Looking back through the responses, several general findings were highlighted. The majority believed that hate crime is a serious crime, in which these respondents tended to give an in-depth answer. This was because they had more of an understanding of the topic and were able to explain to a larger extent. It was noticeable that the students who understood the meaning of hate crime either had experienced a form of hate crime personally or through someone else, but some were not fully aware of what hate crime was and struggled to answer. When asked how to measure the severity of a hate crime, the ones who understood the term said that it would be through the psychological and physical harm caused to the victim and many admitted they felt police should have a more active involvement in hate crimes. The final question of ‘do you think there is a particular community that is targeted with hate crime’, respondents felt that typical victims were ethnic minorities or those typically discriminated against within society. When asked whether they thought hate crime was a big issue in universities, many felt that it was not necessarily in universities that they viewed hate crime to be the most active, but instead saw it as a general issue perceived everywhere.
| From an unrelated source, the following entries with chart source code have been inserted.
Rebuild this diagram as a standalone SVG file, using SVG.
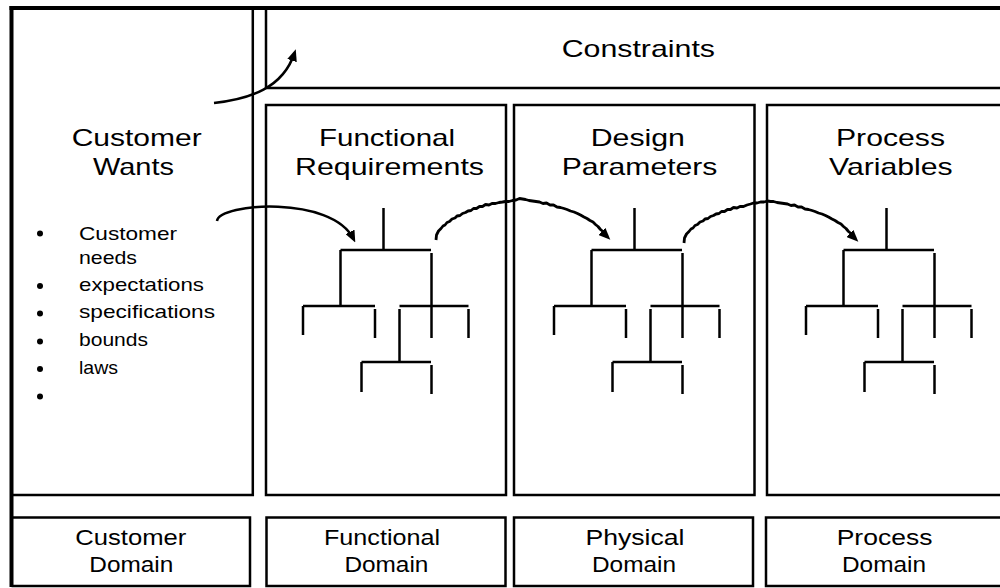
<svg xmlns="http://www.w3.org/2000/svg" width="1000" height="588" viewBox="0 0 1000 588">
<style>
.frame{fill:none;stroke:#000;stroke-width:4}
.box{fill:none;stroke:#000;stroke-width:2.5}
.tree line{stroke:#000;stroke-width:2.5}
.conn{fill:none;stroke:#000;stroke-width:2.5}
.rough{stroke-width:2.8;stroke-linejoin:bevel}
.t{font-family:"Liberation Sans",Arial,sans-serif;fill:#000}
.title{font-size:24px}
.dom{font-size:21.5px}
.bul{font-size:18.5px}
</style>
<defs>
<marker id="ah" markerUnits="userSpaceOnUse" markerWidth="12" markerHeight="10" refX="8" refY="5" orient="auto">
<path d="M0,0 L12,5 L0,10 z" fill="#000"/>
</marker>
<g id="tree" class="tree">
<line x1="383.5" y1="208" x2="383.5" y2="250"/>
<line x1="340.5" y1="250" x2="431" y2="250"/>
<line x1="340.5" y1="250" x2="340.5" y2="306"/>
<line x1="431.5" y1="253" x2="431.5" y2="338"/>
<line x1="303" y1="306" x2="375" y2="306"/>
<line x1="303" y1="306" x2="303" y2="335"/>
<line x1="375" y1="309" x2="375" y2="338"/>
<line x1="399.5" y1="306" x2="468.5" y2="306"/>
<line x1="399.5" y1="309" x2="399.5" y2="362"/>
<line x1="468.5" y1="309" x2="468.5" y2="338"/>
<line x1="361.5" y1="362" x2="431" y2="362"/>
<line x1="361.5" y1="362" x2="361.5" y2="392"/>
<line x1="431.5" y1="365" x2="431.5" y2="394"/>
</g>
</defs>
<rect width="1000" height="588" fill="#fff"/>

<g id="frame">
<line class="frame" x1="11.5" y1="6" x2="11.5" y2="587"/>
<line class="frame" x1="9.5" y1="8" x2="1002" y2="8"/>
</g>

<g id="customer-wants">
<path class="box" d="M11.5,495 H252.8 V8"/>
<text class="t title" x="71.7" y="146" textLength="130" lengthAdjust="spacingAndGlyphs">Customer</text>
<text class="t title" x="93" y="175" textLength="81" lengthAdjust="spacingAndGlyphs">Wants</text>
<g id="bullets">
<circle cx="40" cy="233.5" r="3"/>
<circle cx="40" cy="286" r="3"/>
<circle cx="40" cy="313.5" r="3"/>
<circle cx="40" cy="341.5" r="3"/>
<circle cx="40" cy="369" r="3"/>
<circle cx="40" cy="396.5" r="3"/>
<text class="t bul" x="79" y="240" textLength="98" lengthAdjust="spacingAndGlyphs">Customer</text>
<text class="t bul" x="79" y="263.5" textLength="58" lengthAdjust="spacingAndGlyphs">needs</text>
<text class="t bul" x="79" y="290.5" textLength="125" lengthAdjust="spacingAndGlyphs">expectations</text>
<text class="t bul" x="79" y="318" textLength="136" lengthAdjust="spacingAndGlyphs">specifications</text>
<text class="t bul" x="79" y="346" textLength="69" lengthAdjust="spacingAndGlyphs">bounds</text>
<text class="t bul" x="79" y="373.5" textLength="39" lengthAdjust="spacingAndGlyphs">laws</text>
</g>
</g>

<g id="constraints">
<path class="box" d="M266,9 V88 H1002"/>
<text class="t title" x="561.7" y="57.3" textLength="153.3" lengthAdjust="spacingAndGlyphs">Constraints</text>
</g>

<g id="functional-requirements">
<rect class="box" x="266" y="105" width="240" height="390"/>
<text class="t title" x="319" y="146" textLength="136" lengthAdjust="spacingAndGlyphs">Functional</text>
<text class="t title" x="295" y="175" textLength="189" lengthAdjust="spacingAndGlyphs">Requirements</text>
<use href="#tree"/>
</g>

<g id="design-parameters">
<rect class="box" x="514" y="105" width="240.5" height="390"/>
<text class="t title" x="590.7" y="146" textLength="94.3" lengthAdjust="spacingAndGlyphs">Design</text>
<text class="t title" x="561.7" y="175" textLength="155.7" lengthAdjust="spacingAndGlyphs">Parameters</text>
<use href="#tree" transform="translate(251,0)"/>
</g>

<g id="process-variables">
<path class="box" d="M1002,105 H767 V495 H1002"/>
<text class="t title" x="836" y="146" textLength="109" lengthAdjust="spacingAndGlyphs">Process</text>
<text class="t title" x="829" y="175" textLength="123.7" lengthAdjust="spacingAndGlyphs">Variables</text>
<use href="#tree" transform="translate(503,0)"/>
</g>

<g id="customer-domain">
<path class="box" d="M11.5,517.5 H250 V586 H11.5"/>
<text class="t dom" x="75.3" y="545" textLength="111" lengthAdjust="spacingAndGlyphs">Customer</text>
<text class="t dom" x="89.3" y="571.5" textLength="84" lengthAdjust="spacingAndGlyphs">Domain</text>
</g>

<g id="functional-domain">
<rect class="box" x="266.5" y="517.5" width="239" height="68.5"/>
<text class="t dom" x="324" y="545" textLength="116" lengthAdjust="spacingAndGlyphs">Functional</text>
<text class="t dom" x="344.4" y="571.5" textLength="84" lengthAdjust="spacingAndGlyphs">Domain</text>
</g>

<g id="physical-domain">
<rect class="box" x="514" y="517.5" width="239" height="68.5"/>
<text class="t dom" x="585.5" y="545" textLength="99" lengthAdjust="spacingAndGlyphs">Physical</text>
<text class="t dom" x="592" y="571.5" textLength="84" lengthAdjust="spacingAndGlyphs">Domain</text>
</g>

<g id="process-domain">
<path class="box" d="M1002,517.5 H766 V586 H1002"/>
<text class="t dom" x="836.7" y="545" textLength="95.7" lengthAdjust="spacingAndGlyphs">Process</text>
<text class="t dom" x="842" y="571.5" textLength="84" lengthAdjust="spacingAndGlyphs">Domain</text>
</g>

<g id="connectors">
<path class="conn" marker-end="url(#ah)" d="M214,103 C250,99 283,88 294.5,53"/>
<path class="conn" marker-end="url(#ah)" d="M217,221 C219,203 332,195 353.5,239"/>
<polyline id="fr-dp" class="conn rough" marker-end="url(#ah)" points="436,240 436.5,235 438.5,231 441,228.5 443,226 445,225 447,222.5 449.5,221.5 452,219 455,218 457,216 460,215.5 462.5,213.5 465.5,212.5 468,211 471,210.5 473.5,208.5 476.5,208.5 479.5,206.5 482.5,206.5 485.5,204.5 489,205 492,203.5 495.5,203.5 499,202.5 502.5,202 505.5,201.5 509,201.5 512.5,200.5 516,200 519.5,198.5 522.5,199 525.5,199.5 529,200.5 532.5,201 536,201.5 539.5,202 543,203.5 546.5,203 550,205 553.5,205 557,207 560.5,207.5 564,208.5 567,209.5 570.5,211 574,212 577.5,213.5 580.5,215 584,217 587,218.5 590,220.5 593,222 595.5,224.5 598,226.5 600.5,229.5 603,231.5 605,234.5 607.5,237"/>
<polyline id="dp-pv" class="conn rough" marker-end="url(#ah)" points="684,243 684.5,238 686.5,234 689,231.5 691,229 693,228 695,225.5 697.5,224.5 700,222 703,221 705,219 708,218.5 710.5,216.5 713.5,215.5 716,214 719,213.5 721.5,211.5 724.5,211.5 727.5,209.5 730.5,209.5 733.5,207.5 737,208 740,206.5 743.5,206.5 747,205 750.5,204 753.5,203 757,203 760.5,202 764,202 767.5,201 770.5,201.5 773.5,201.5 777,202.5 780.5,203 784,203.5 787.5,204 791,205.5 794.5,205 798,207 801.5,207 805,209 808.5,209.5 812,210.5 815,211.5 818.5,213 822,214 825.5,215.5 828.5,217 832,219 835,220.5 838,222.5 841,224 843.5,226.5 846,228.5 848.5,231.5 851,233.5 853,236.5 855.5,239"/>
</g>
</svg>
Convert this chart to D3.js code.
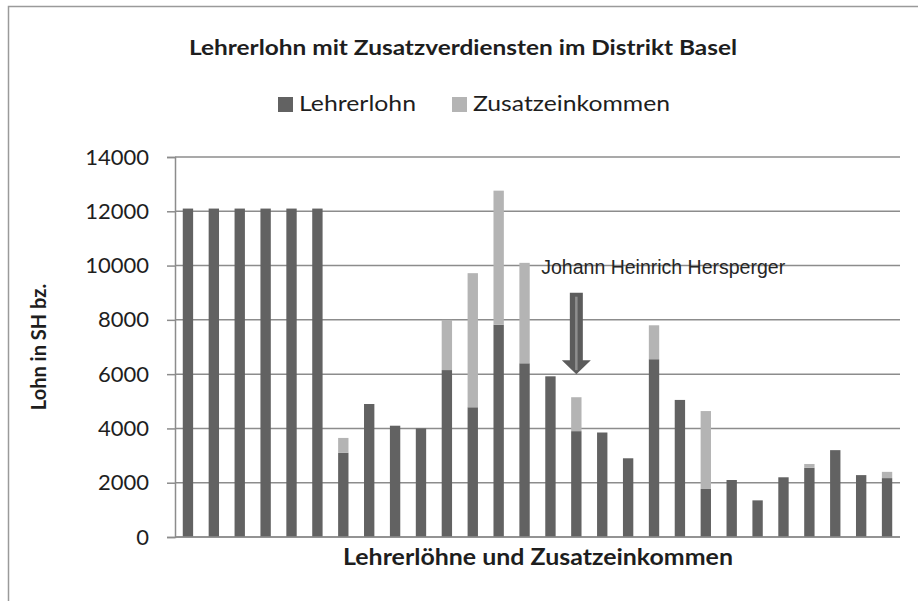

Overall, from our research, it is clear that Hate crime was perceived as a serious matter, only when respondents understood what the term really meant. For those who were unsure of the meaning, once explained, they also agreed that this was a major issue and not enough is being done about it. Our choice of research method being structured interviews was on one hand to our advantage, as we were able to gain both qualitative and quantitative data. This enabled us to gain detailed responses yet also we could identify patterns to make comparisons out of. However, considering the fact we also had to record and transcribe the answers, it was also quite time-consuming and therefore may not have been the most appropriate choice of research method.
- Fontana, A. and Prokos, A. (2016). The Interview. Routledge, p.19.
- Hall, N. and Croall, H. (2005). Hate crime. Willian Publishing, p.xv.
- Fujishin, R. (2013:82). Creating Effective Groups. 3rd ed. Rowman and Littlefield Publishers, inc.
- Fujishin, R. (2013). Creating Effective Groups. 3rd ed. Rowman and Littlefield Publishers, inc.
- Bryman, A. (2015). Social Research Methods. 5th ed. Oxford: OXFORD University Press.